Le Mon, 07 Oct 2013 18:58:58 +0200,
Michael Biebl <biebl at debian.org> a écrit :

> The following worked for me:
> 1/ sudo chown root:fuse /usr/lib/gvfs/gvfsd-fuse
> 2/ sudo chmod 2755 /usr/lib/gvfs/gvfsd-fuse
> 3/ echo 'KERNEL=="fuse", TAG+="uaccess"' >
> /etc/udev/rules.d/61-fuse-permissions.rules

I probably don't have the full picture here, but what's the difference
with the default upstream fuse permissions?
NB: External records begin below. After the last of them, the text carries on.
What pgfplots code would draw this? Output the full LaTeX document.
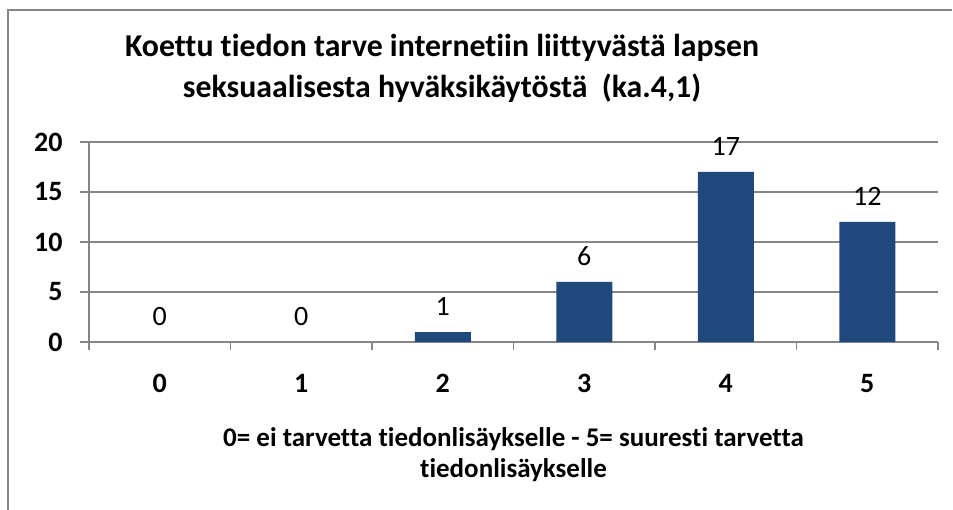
\documentclass[border=0pt]{standalone}
\usepackage{pgfplots}
\pgfplotsset{compat=1.18}
\usepackage{fontspec}
\setmainfont{Carlito}[Ligatures=NoCommon]
\definecolor{barblue}{RGB}{31,73,125}
\definecolor{axgray}{RGB}{134,134,134}
\begin{document}
\begin{tikzpicture}
\useasboundingbox (0,0) rectangle (953bp,510bp);
\draw[axgray, line width=1.5bp] (8bp,0) -- (8bp,500bp) -- (952bp,500bp);
\node[align=center, font=\fontsize{31.8bp}{41bp}\selectfont\bfseries] at (442bp,442bp)
  {Koettu tiedon tarve internetiin liittyvästä lapsen\\seksuaalisesta hyväksikäytöstä~~(ka.4,1)};
\begin{axis}[
  at={(89bp,168bp)}, anchor=south west,
  scale only axis, width=849bp, height=200bp,
  xmin=-0.5, xmax=5.5, ymin=0, ymax=20,
  axis x line*=bottom, axis y line*=left,
  axis line style={axgray, line width=1.5bp, -},
  xtick={0,1,2,3,4,5}, xticklabels={0,1,2,3,4,5},
  minor xtick={-0.5,0.5,1.5,2.5,3.5,4.5,5.5},
  ytick={0,5,10,15,20},
  tick align=outside,
  major x tick style={draw=none},
  minor tick length=8bp, major tick length=9bp,
  tick style={axgray, line width=1.5bp},
  ymajorgrids, grid style={axgray, line width=1.5bp},
  ticklabel style={font=\fontsize{28bp}{32bp}\selectfont\bfseries},
  /pgf/number format/assume math mode=true,
  xticklabel style={yshift=-20bp},
  yticklabel style={xshift=-14bp},
  xlabel={0= ei tarvetta tiedonlisäykselle - 5= suuresti tarvetta\\tiedonlisäykselle},
  xlabel style={align=center, font=\fontsize{27bp}{31bp}\selectfont\bfseries, yshift=-28bp},
  ybar, bar width=56bp,
  nodes near coords,
  every node near coord/.append style={font=\fontsize{28bp}{32bp}\selectfont, yshift=13bp},
]
\addplot[fill=barblue, draw=none] coordinates {(0,0) (1,0) (2,1) (3,6) (4,17) (5,12)};
\end{axis}
\end{tikzpicture}
\end{document}
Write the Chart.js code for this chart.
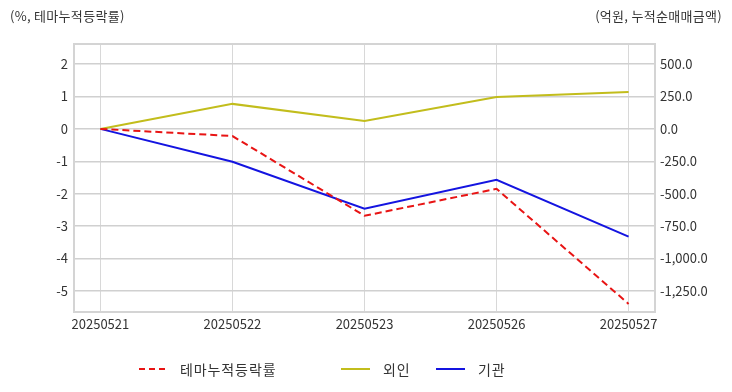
<!DOCTYPE html>
<html>
<head>
<meta charset="utf-8">
<script src="https://cdn.jsdelivr.net/npm/chart.js@4/dist/chart.umd.min.js"></script>
<style>
  html, body { margin: 0; padding: 0; background: #fff; }
  #wrap { position: relative; width: 732px; height: 392px; font-family: "Noto Sans CJK KR", "Noto Sans", sans-serif; color: #333; }
  canvas { position: absolute; left: 0; top: 0; }
  .ttl { position: absolute; top: 6px; font-size: 13px; color: #333; white-space: nowrap; letter-spacing: 0.3px; }
  .leg { position: absolute; top: 359px; height: 20px; font-size: 14px; color: #333; white-space: nowrap; display: flex; align-items: center; letter-spacing: 0.9px; }
  .leg svg { margin-right: 13px; }
</style>
</head>
<body>
<div id="wrap">
  <canvas id="c" width="732" height="392"></canvas>
  <div class="ttl" style="left:10px;">(%, 테마누적등락률)</div>
  <div class="ttl" style="right:10px;">(억원, 누적순매매금액)</div>
  <div class="leg" style="left:139px;"><svg width="28" height="4"><line x1="0" y1="2" x2="28" y2="2" stroke="#e81414" stroke-width="2" stroke-dasharray="6,4"/></svg>테마누적등락률</div>
  <div class="leg" style="left:341px;"><svg width="29" height="4"><line x1="0" y1="2" x2="29" y2="2" stroke="#c2bd1c" stroke-width="2"/></svg>외인</div>
  <div class="leg" style="left:436px;"><svg width="29" height="4"><line x1="0" y1="2" x2="29" y2="2" stroke="#1414e0" stroke-width="2"/></svg>기관</div>
</div>
<script>
const dates = ['20250521', '20250522', '20250523', '20250526', '20250527'];
const themeRate = [0, -0.22, -2.68, -1.85, -5.4];
const foreign = [0, 193, 62, 246, 285];
const institution = [0, -254, -615, -392, -831];
const seriesNames = ['테마누적등락률', '외인', '기관'];

const pts = arr => arr.map((v, i) => ({ x: i, y: v }));

const framePlugin = {
  id: 'frame',
  beforeDatasetsDraw(chart) {
    const { ctx, chartArea: a } = chart;
    ctx.save();
    ctx.strokeStyle = '#d4d4d4';
    ctx.lineWidth = 2;
    ctx.strokeRect(a.left, a.top, a.right - a.left, a.bottom - a.top);
    ctx.restore();
  }
};

const font = { family: '"Noto Sans CJK KR", "Noto Sans", sans-serif', size: 13 };

new Chart(document.getElementById('c'), {
  type: 'line',
  data: {
    datasets: [
      { label: seriesNames[0], data: pts(themeRate), yAxisID: 'y', borderColor: '#e81414', borderWidth: 2, borderDash: [7, 4], pointRadius: 0, tension: 0, fill: false },
      { label: seriesNames[1], data: pts(foreign), yAxisID: 'y1', borderColor: '#c2bd1c', borderWidth: 2, pointRadius: 0, tension: 0, fill: false },
      { label: seriesNames[2], data: pts(institution), yAxisID: 'y1', borderColor: '#1414e0', borderWidth: 2, pointRadius: 0, tension: 0, fill: false }
    ]
  },
  options: {
    responsive: false,
    animation: false,
    devicePixelRatio: 1,
    layout: { padding: { top: 44, left: 0, right: 0, bottom: 0 } },
    plugins: { legend: { display: false }, tooltip: { enabled: false } },
    scales: {
      x: {
        type: 'linear',
        min: -0.2, max: 4.2,
        afterBuildTicks: s => { s.ticks = dates.map((d, i) => ({ value: i })); },
        afterFit: s => { s.height = 80; },
        grid: { color: '#d8d8d8', lineWidth: 1, drawTicks: false },
        border: { display: false },
        ticks: { color: '#333', font, padding: 4, maxRotation: 0, autoSkip: false, callback: v => dates[v] }
      },
      y: {
        position: 'left',
        min: -5.65, max: 2.62,
        afterFit: s => { s.width = 74; },
        grid: { color: '#d0d0d0', lineWidth: 1.5, drawTicks: false },
        border: { display: false },
        ticks: { stepSize: 1, includeBounds: false, color: '#333', font, padding: 6 }
      },
      y1: {
        position: 'right',
        min: -1412.5, max: 655,
        afterFit: s => { s.width = 77; },
        grid: { display: false, drawTicks: false },
        border: { display: false },
        ticks: { stepSize: 250, includeBounds: false, color: '#333', font, padding: 5,
          callback: v => Number(v).toLocaleString('en-US', { minimumFractionDigits: 1, maximumFractionDigits: 1 }) }
      }
    }
  },
  plugins: [framePlugin]
});
</script>
</body>
</html>
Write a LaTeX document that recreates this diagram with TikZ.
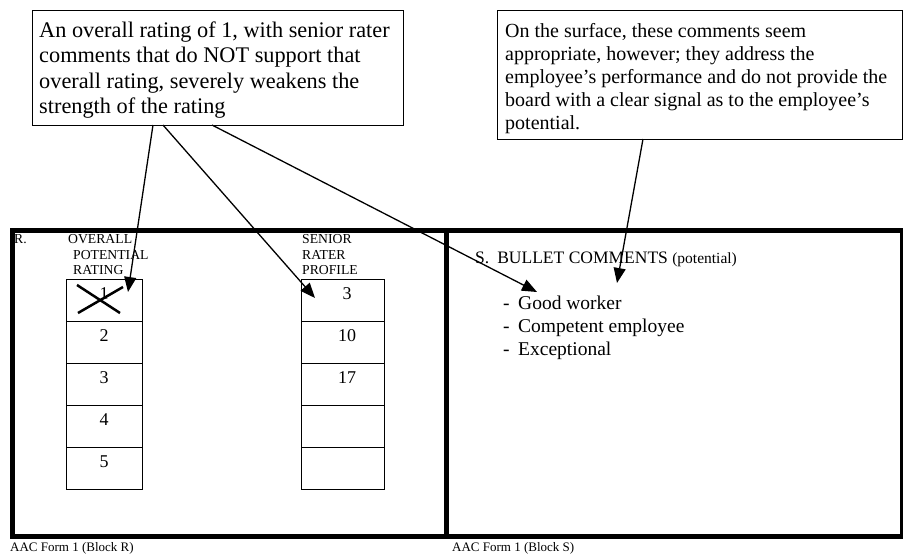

Users will endup with the
ability to read/write to /dev/fuse and gvfsd-fuse will allow them to
mount $any fs, if I'm not wrong.

I'm just wondering what's the benefit of diverging from upstream
behavior and the other distributions (I'm aware this might be
considered as an authority argument but I'm trying to understand what
we are trying to achieve this going this way).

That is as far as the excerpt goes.